New Panama Locks
01 September 2016 | Yansalardup, San Blas Islands
Becky/84 degrees, cloudy
The photo above was taken by Roger (our taxi friend) while crossing the new locks to get to our boat in Shelter Bay Marina. The ship in the distance is in the second lock. Roger was telling us the new locks don't have mules. In the old locks, mules have lines attached to them from the ship. This helps control the ship in the lock. The new lock has already had a ship damage it.
Below is some information a cruiser posted:
PANAMA CITY -- A 984-foot Chinese container ship cleared the new massive locks of the Panama Canal on Sunday, becoming the first to officially pass through the expanded canal and sparking a new dawn for Panama and global shipping.
As it entered the canal earlier Sunday, brass bands played nonstop as onlookers - from Panama, Colombia, Venezuela and a host of other countries - waved flags and danced.
The $5.4 billion effort to expand the 102-year-old canal took nearly 10 years and the sweat from 40,000 workers to complete. The new set of locks now allows ships carrying up to 14,000 containers, known as neo-Panamax ships, to cut a quicker path between the Atlantic and Pacific oceans.

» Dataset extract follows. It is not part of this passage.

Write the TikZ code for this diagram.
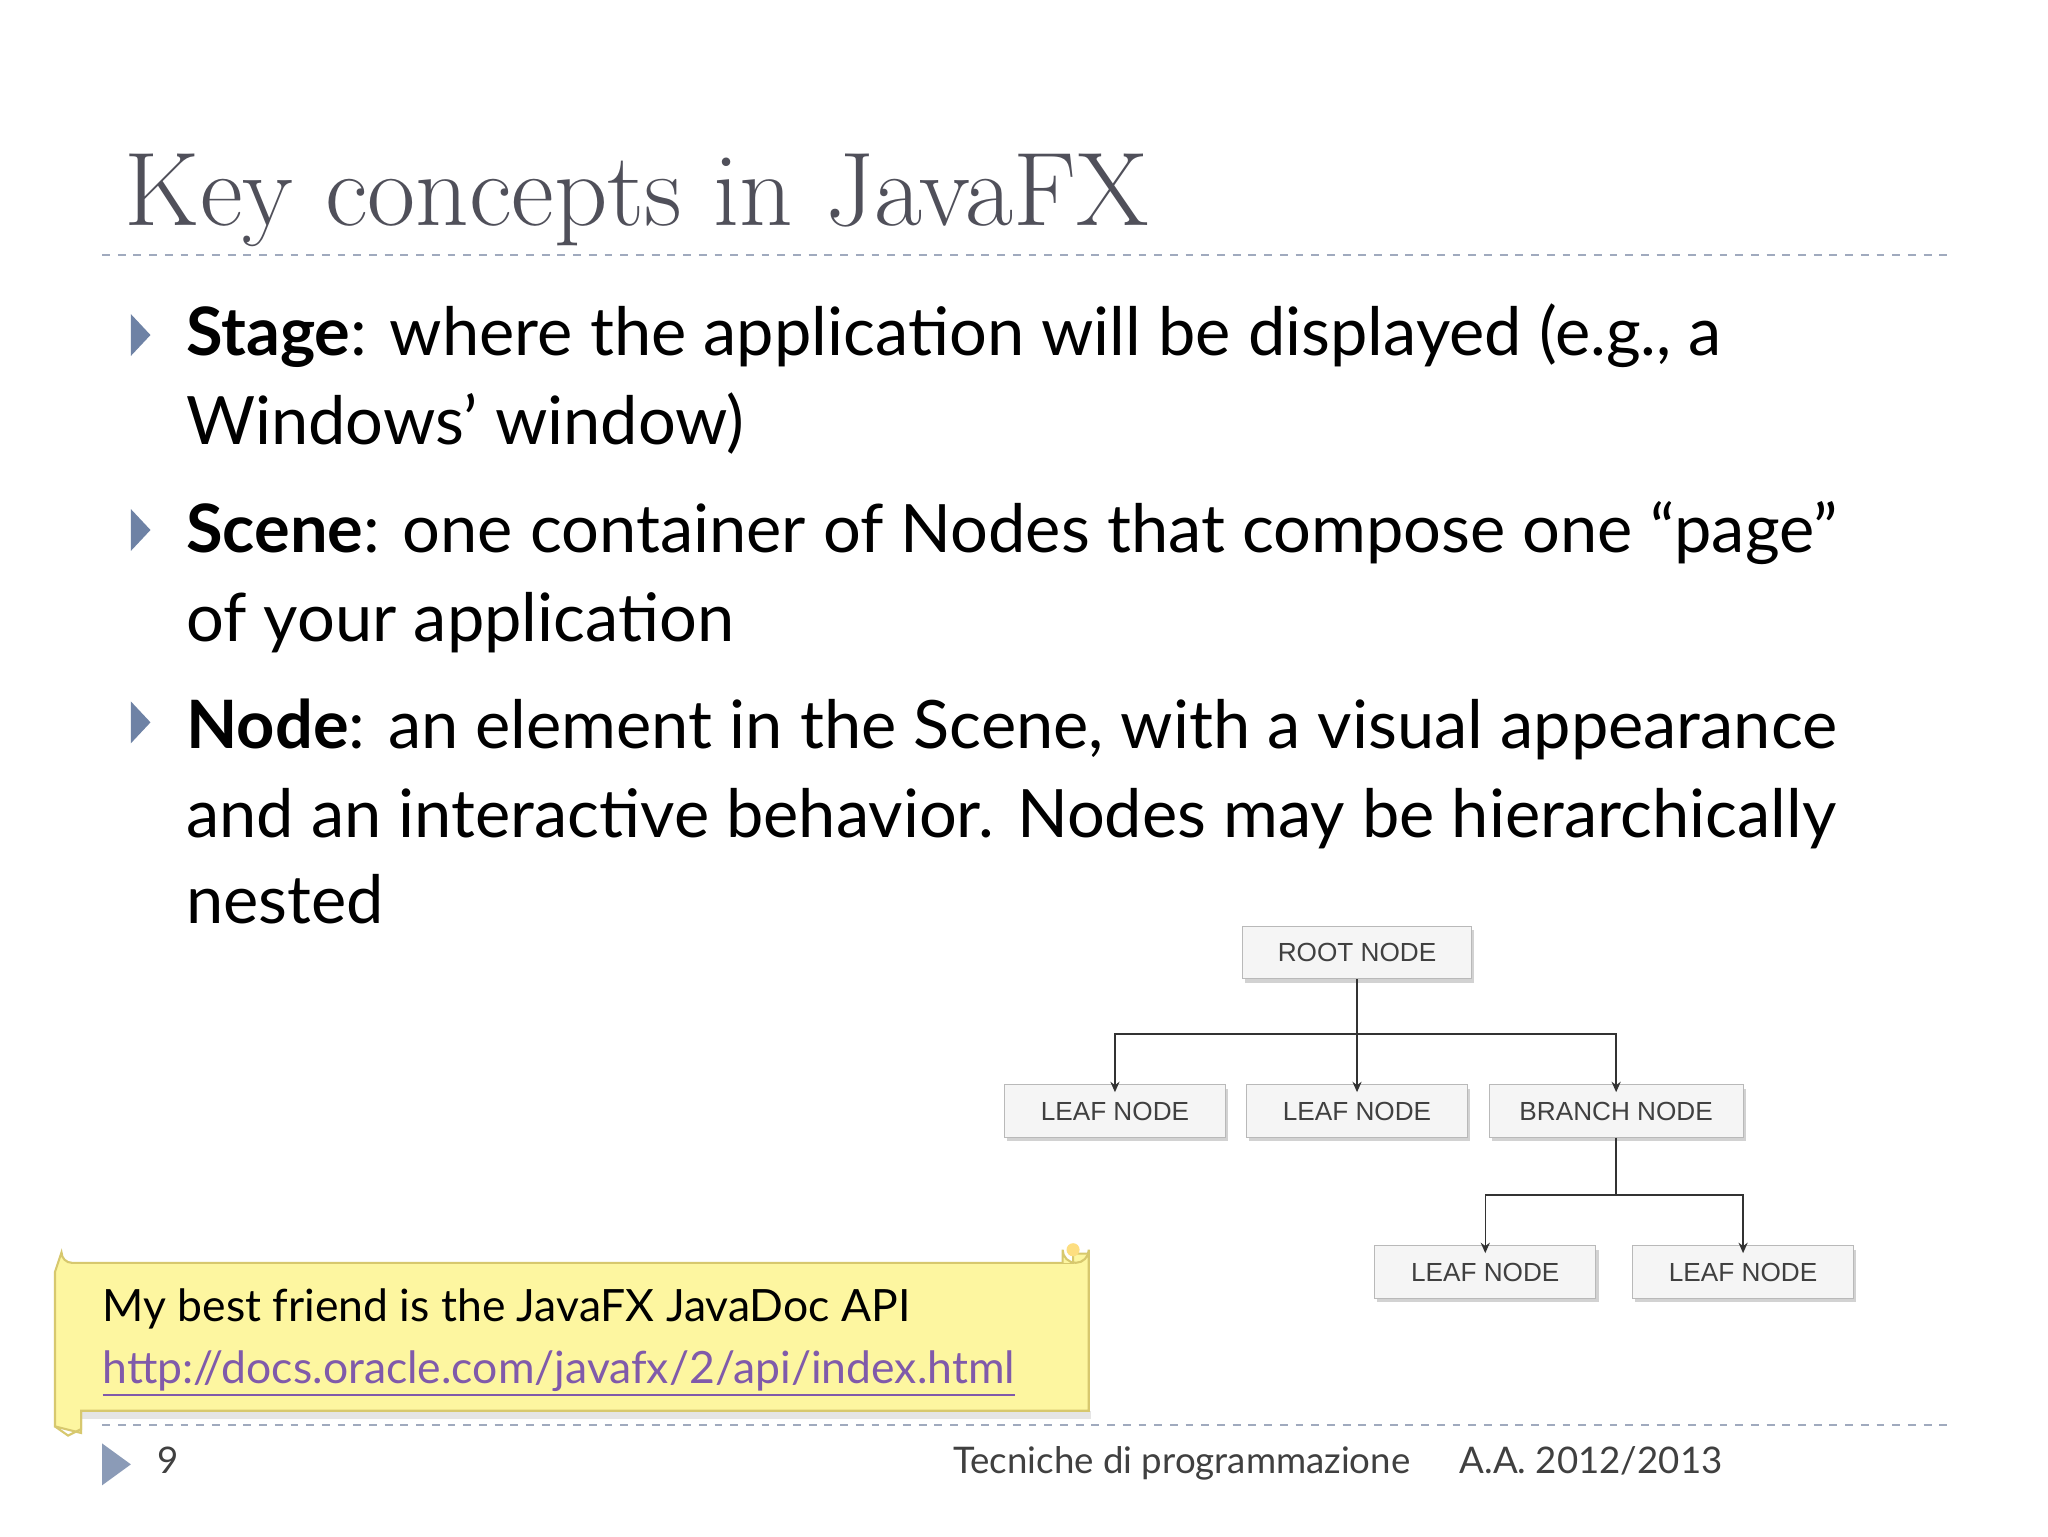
\documentclass[tikz,border=0pt]{standalone}
\usepackage{fontspec}
\setmainfont{Lato}
\newfontfamily\titlefont{Latin Modern Roman}
\newfontfamily\boxfont{Liberation Sans}
\usetikzlibrary{arrows.meta,shadows}
\definecolor{titlegray}{RGB}{80,80,90}
\definecolor{bullet}{RGB}{110,130,165}
\definecolor{dashc}{RGB}{160,170,190}
\definecolor{note}{RGB}{253,246,160}
\definecolor{noteedge}{RGB}{215,200,110}
\definecolor{link}{RGB}{128,90,170}
\begin{document}
\begin{tikzpicture}[x=0.5pt,y=-0.5pt,
  tnode/.style={draw=gray!55,fill=gray!8,minimum width=#1*0.5pt,minimum height=20pt,font=\boxfont\fontsize{10}{12}\selectfont,text=black!75,drop shadow={shadow xshift=1pt,shadow yshift=-1.5pt,fill=gray!50,opacity=0.7}},
  arr/.style={-{Stealth[length=4pt,width=3.5pt]},black!80,line width=0.6pt},
  ln/.style={black!80,line width=0.6pt},
  body/.style={anchor=base west,font=\fontsize{25.5}{30}\selectfont,inner sep=0},
  btri/.style={fill=bullet}]
\useasboundingbox (0,0) rectangle (1565,1174);
\fill[white] (0,0) rectangle (1565,1174);
% title
\node[anchor=base west,inner sep=0,font=\titlefont\fontsize{40}{46}\selectfont,text=titlegray] (title) at (95,172) {Key concepts in JavaFX};
\draw[dashc,dashed,line width=0.7pt] (78,195) -- (1490,195);
% bullets
\foreach \y in {256,405,552} \fill[btri] (100,\y-16) -- (115,\y) -- (100,\y+16) -- cycle;
\node[body] (l1) at (142,272) {\textbf{Stage}: where the application will be displayed (e.g., a};
\node[body] (l2) at (142,340) {Windows’ window)};
\node[body] (l3) at (142,422) {\textbf{Scene}: one container of Nodes that compose one “page”};
\node[body] (l4) at (142,490) {of your application};
\node[body] (l5) at (142,572) {\textbf{Node}: an element in the Scene, with a visual appearance};
\node[body] (l6) at (142,640) {and an interactive behavior. Nodes may be hierarchically};
\node[body] (l7) at (142,706) {nested};
% tree
\node[tnode=175] (root) at (1037,728) {ROOT NODE};
\node[tnode=169] (lf1) at (852,849) {LEAF NODE};
\node[tnode=169] (lf2) at (1037,849) {LEAF NODE};
\node[tnode=194] (br) at (1235,849) {BRANCH NODE};
\node[tnode=169] (lf3) at (1135,972) {LEAF NODE};
\node[tnode=169] (lf4) at (1332,972) {LEAF NODE};
\coordinate (j1) at (1037,790);
\coordinate (j2) at (1235,913);
\draw[ln] (root.south) -- (j1);
\draw[arr] (j1) -| ([yshift=-3pt]lf1.north);
\draw[arr] (j1) -- ([yshift=-3pt]lf2.north);
\draw[arr] (j1) -| ([yshift=-3pt]br.north);
\draw[ln] (br.south) -- (j2);
\draw[arr] (j2) -| ([yshift=-3pt]lf3.north);
\draw[arr] (j2) -| ([yshift=-3pt]lf4.north);
% note
\fill[gray!40,opacity=0.5] (46,1078) rectangle (834,1084);
\fill[note,draw=noteedge,line width=0.8pt] (42,972) -- (42,1090) -- (62,1095) -- (62,1078) -- (832,1078) -- (832,958) -- (820,958) -- (820,965) -- (55,965) arc (90:180:8) -- cycle;
\fill[note,draw=noteedge,line width=0.8pt] (812,965) -- (812,955) arc (180:0:10) -- (832,965);
\draw[noteedge,line width=0.8pt] (42,1090) -- (52,1097) -- (62,1092) -- (62,1078);
\fill[note!80!orange] (820,955) circle (5);
\node[anchor=base west,inner sep=0,font=\fontsize{17}{20}\selectfont] (n1) at (78,1010) {My best friend is the JavaFX JavaDoc API};
\node[anchor=base west,inner sep=0,font=\fontsize{17}{20}\selectfont,text=link] (n2) at (78,1057) {\underline{http://docs.oracle.com/javafx/2/api/index.html}};
% footer
\draw[dashc,dashed,line width=0.7pt] (78,1089) -- (1490,1089);
\fill[bullet!80] (78,1103) -- (100,1119) -- (78,1135) -- cycle;
\node[anchor=base west,inner sep=0,font=\fontsize{14}{16}\selectfont,text=black!75] (pg) at (120,1126) {9};
\node[anchor=base west,inner sep=0,font=\fontsize{14}{16}\selectfont,text=black!75] (ft) at (728,1126) {Tecniche di programmazione};
\node[anchor=base west,inner sep=0,font=\fontsize{14}{16}\selectfont,text=black!75] (aa) at (1115,1126) {A.A. 2012/2013};
\end{tikzpicture}
\end{document}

U.S. ports have been investing billions of dollars to expand their facilities in a race to accommodate the mega ships.
Panama marked the long-awaited opening with a weekend party hosted by Panamanian President Juan Carlos Varela that includes at least 70 country leaders, members of the U.S. Congress and Jill Biden, wife of Vice President Biden.
John Feeley, the U.S. ambassador to Panama, lauded Panama for its "wonder of engineering."
"This is a grand accomplishment for the people of Panama," he said. "This expansion will reconfigure, permanently, the map of the global shipping industry."